Abbey Clancy and daughter Sophia in ad campaign for Lipsy
Abbey Clancy and daughter Sophia in ad campaign for Lipsy Credit: Instagram/Lipsy

It’s been a good couple of weeks for WAG fans. Not only have we had the breathtaking Colleen Rooney versus Rebekah Vardy saga - dubbed ‘WAGatha Christie’ in honour of the former’s exceptional Instagram-aided detective skills - but now Abbey Clancy has stepped into the limelight with her new clothing collection for Lipsy, which she models alongside her adorable daughter Sophia, eight.

Yet Clancy has reportedly come under fire over Sophia’s modelling debut. Some parents apparently feel she is far too young for such frivolity and the finger of blame is being firmly pointed at her mum. Sophia’s arguably far more famous father, England football star Peter Crouch, is apparently entirely absent in this blame equation.

Clancy is adamant that she hasn’t pushed Sophia into modelling and the youngster told TV host Lorraine Kelly she wants to be a model when she grows up.

Why wouldn’t she? Before she was a WAG, Clancy herself was a MAW (model/actress/whatever), but I think her career choice can really be summed up as being PAA – Professionally Astonishingly Attractive – and it’s hard to argue that this choice has done her any harm at all. 

One suspects that this is the real issue, and that Sophia’s age is merely a convenient excuse to have a pop at a mother who also happens to be a beautiful woman and profits from her gorgeousness. There is nothing our patriarchal society dislikes more than a woman – especially a mother - who won’t stay in the kitchen, is aware of her own attractiveness and worst of all, uses it for personal gain.
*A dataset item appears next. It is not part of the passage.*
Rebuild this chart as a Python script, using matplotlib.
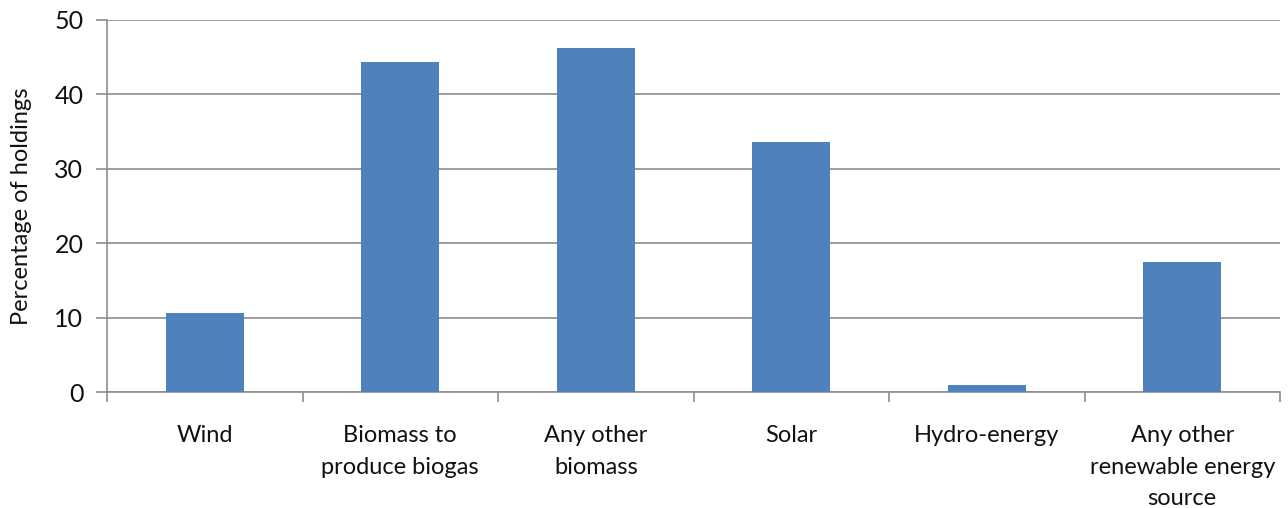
import matplotlib.pyplot as plt
import numpy as np

categories = [
    "Wind",
    "Biomass to\nproduce biogas",
    "Any other\nbiomass",
    "Solar",
    "Hydro-energy",
    "Any other\nrenewable energy\nsource",
]
share = [10.6, 44.4, 46.3, 33.6, 1.0, 17.5]
y_ticks = [0, 10, 20, 30, 40, 50]

plt.rcParams["font.family"] = ["Lato", "DejaVu Sans"]

grey = "#8c8c8c"
fig = plt.figure(figsize=(12.88, 5.08), dpi=100)
ax = fig.add_axes([107 / 1288, 116 / 508, 1173 / 1288, 372 / 508])

x = np.arange(len(categories))
ax.bar(x, share, width=0.4, color="#4f81bd", zorder=3)

ax.set_xlim(-0.5, len(categories) - 0.5)
ax.set_ylim(0, 50)
ax.set_yticks(y_ticks)
ax.yaxis.grid(True, color=grey, linewidth=1.2, zorder=0)

# boundaries get the tick marks, centres get the labels
ax.set_xticks(np.arange(len(categories) + 1) - 0.5)
ax.set_xticklabels([])
ax.set_xticks(x, minor=True)
ax.set_xticklabels(categories, minor=True, fontsize=17, color="#111111",
                   linespacing=1.6, va="top")
ax.tick_params(axis="x", which="minor", length=0, pad=24)
ax.tick_params(axis="x", which="major", length=7, width=1.2, color=grey)
ax.tick_params(axis="y", length=8, width=1.2, color=grey, labelsize=18,
               labelcolor="#111111", pad=9)

for side in ("top", "right"):
    ax.spines[side].set_visible(False)
for side in ("left", "bottom"):
    ax.spines[side].set_color(grey)
    ax.spines[side].set_linewidth(1.2)

ax.set_ylabel("Percentage of holdings", fontsize=17, color="#111111", labelpad=16)

fig.savefig("out.png", dpi=100)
The boring predictability of criticising Clancy for a decision that makes financial and personal sense in a world that demands women comply to ruthless and rigorous beauty standards, while simultaneously shaming them for attempting to do so in a way that benefits them, is truly depressing. 

Clancy with her footballer husband Peter Crouch - who has not come under fire
Clancy with her footballer husband Peter Crouch - who has not come under fire Credit:  David M. Benett

We’re so busy blaming the player that the game goes unchecked. Who is pointing the finger at the absurd beauty ideal to which we’re all expected to subscribe? 

Perhaps Sophia is too young for an industry that can breed eating disorders, mental health issues and self-harm among girls and women. But given that charity Beat estimates there are 1.25 million people in the UK with an eating disorder, it’s clear one doesn’t need to be a model to fall victim to impossible standards. Beat also records eating disorders in girls as young as six, and women as old as 70.

Age is no protection; no woman or girl is too young or too old for the relentless, crushing pressure to look like – well, Abbey Clancy. Even Abbey Clancy doesn’t look like Abbey Clancy -  she’s as vulnerable to the pressure as the rest of us who aren’t PAA, and last year was pictured wearing invisible braces, having previously admitted to feeling self-conscious about her smile. 

Make no mistake, an eight-year-old putting on a pretty dress and smiling for photos with her mother is not the problem. What Abbey Clancy chooses for herself and her daughter is nobody’s business but hers – oh, and Peter Crouch, of course.

It’s an old, boring script and it needs to stop. Would ‘parents’ be happier if Sophia had professed a desire to do something more obviously worthwhile with her young life – fight climate change, perhaps? Because no young girl ever got lambasted by grown adults, including grown men in positions of power, for wanting to save the planet, did she?